1, 2, 3… partida

Fernando entenderá aos poucos qual é o seu caminho de vida e tornar-se-á santo

O jovem Fernando ao dar os primeiros passos, não pode deixar de viver e desfrutar plenamente a própria idade, com as suas paixões e conflitos.
“Um bom começo é meio caminho andado!” É o que nos repetem muitas vezes para nos encorajar. Sim, como se fosse fácil!

Onde está esse “começo” ideal? Onde posso comprar esse “bloco de partida” capaz de me fornecer a energia necessária para o arranque? É que, se eu olhar para dentro de mim ou ao meu redor, o que vejo não me deixa, propriamente, sossegado.

Pergunto, então, existe realmente um começo ideal? Alguém já se deparou com uma situação inicial com todas as peças encaixadas no devido lugar? Alguém já teve a sorte de embarcar numa vida perfeita e sem problemas?

Certamente, isso não aconteceu com Fernando (por enquanto, vamos chamá-lo assim, pois este é o seu primeiro nome antes de se tornar famoso como “António de Lisboa”). Poderíamos, talvez, pensar que a sua vida foi invejável: de uma família nobre e rica, entre as mais notáveis da cidade de Lisboa, com abundantes recursos à disposição, sem preocupações. Podia divertir-se com os amigos e fazer noitadas ao fim de semana. O mínimo esforço nos estudos e o dinheiro do pai faria o resto! 

Outro jovem, na longínqua Assis, estava a viver, mais ou menos, a mesma situação privilegiada.

No entanto, para seguirem o sonho da sua vida, nenhum deles conseguiu escapar ao confronto com as expectativas da família. No caso do nosso Fernando, seriam as honras e a glória no campo de batalha, um cavalo fogoso, uma armadura brilhante e, talvez, um rol cintilante de medalhas ao peito.

Ou seja, ambos experimentaram que onde estamos é exatamente onde deveríamos estar. Este é o ponto de partida, sem exceção para ninguém. Não é nem melhor, nem pior do que o dos outros. Rico em muitos recursos, carecendo de tantos outros, é sempre o único ponto de partida que temos à disposição, porque é o nosso ponto de partida.

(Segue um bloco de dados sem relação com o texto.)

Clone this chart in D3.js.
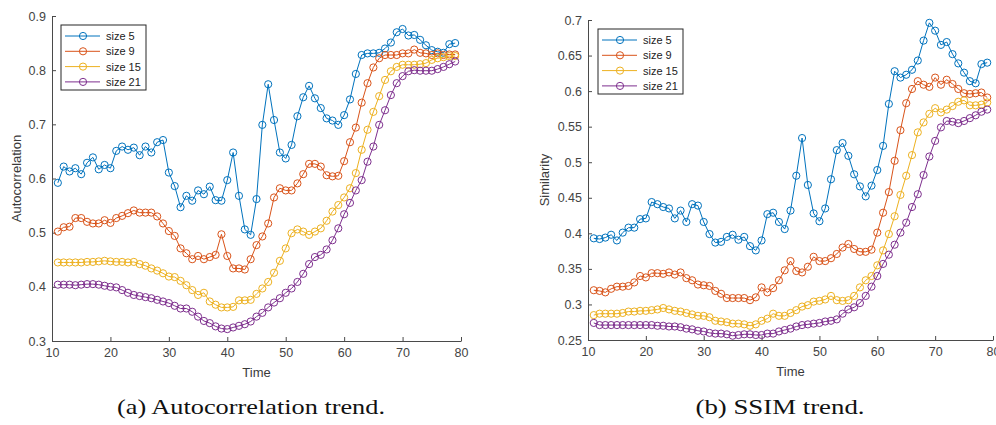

O ambiente em que vivemos, a nossa família concreta, o contexto cultural e religioso, a história e os eventos que nos cercam: só podemos viver dentro deles, estar lá, ouvir e observar, assimilar e, às vezes, recusar. Ninguém pode considerar-se em situação de desvantagem. E cada qual construirá a sua própria biografia, humana e espiritual, não começando de um lugar qualquer ou procurando outro tempo e lugar, sabe-se lá onde, mas a partir do único disponível: a partir de si próprio, aqui e agora.

Há um par de milagres que a tradição relata na juventude de Fernando. O primeiro diz que, enquanto participava na Santa Missa, teve a aparição do diabo. Fernando mandou-o prontamente embora, traçando o sinal da cruz no mármore do chão. Em outro, diz-se que ordenou a um bando de pássaros que permanecesse dentro de um barracão, para evitar que dizimassem um campo de trigo. Florinhas, nada mais. Mas em ambos os casos, constatamos que Fernando era um de nós: quem se distrai durante a missa, vê monstros por toda a parte, até mesmo, enquanto faz de acólito ao altar; e, no segundo episódio, o que vemos é um garoto que gosta de correr pelos campos, juntamente com os amigos e inventa uma bela historieta para desobedecer à ordem do pai de espantar os pardais.

Fernando entenderá aos poucos qual é o seu caminho de vida e tornar-se-á santo: mas, ao dar os primeiros passos, ele não pode deixar de viver e desfrutar plenamente a própria idade, com as suas paixões e conflitos. Não podemos alhear-nos da vida real. Também Fernando antes de ser ninguém terá que ser alguém. Só assim os seus sonhos poderão tornar-se projetos.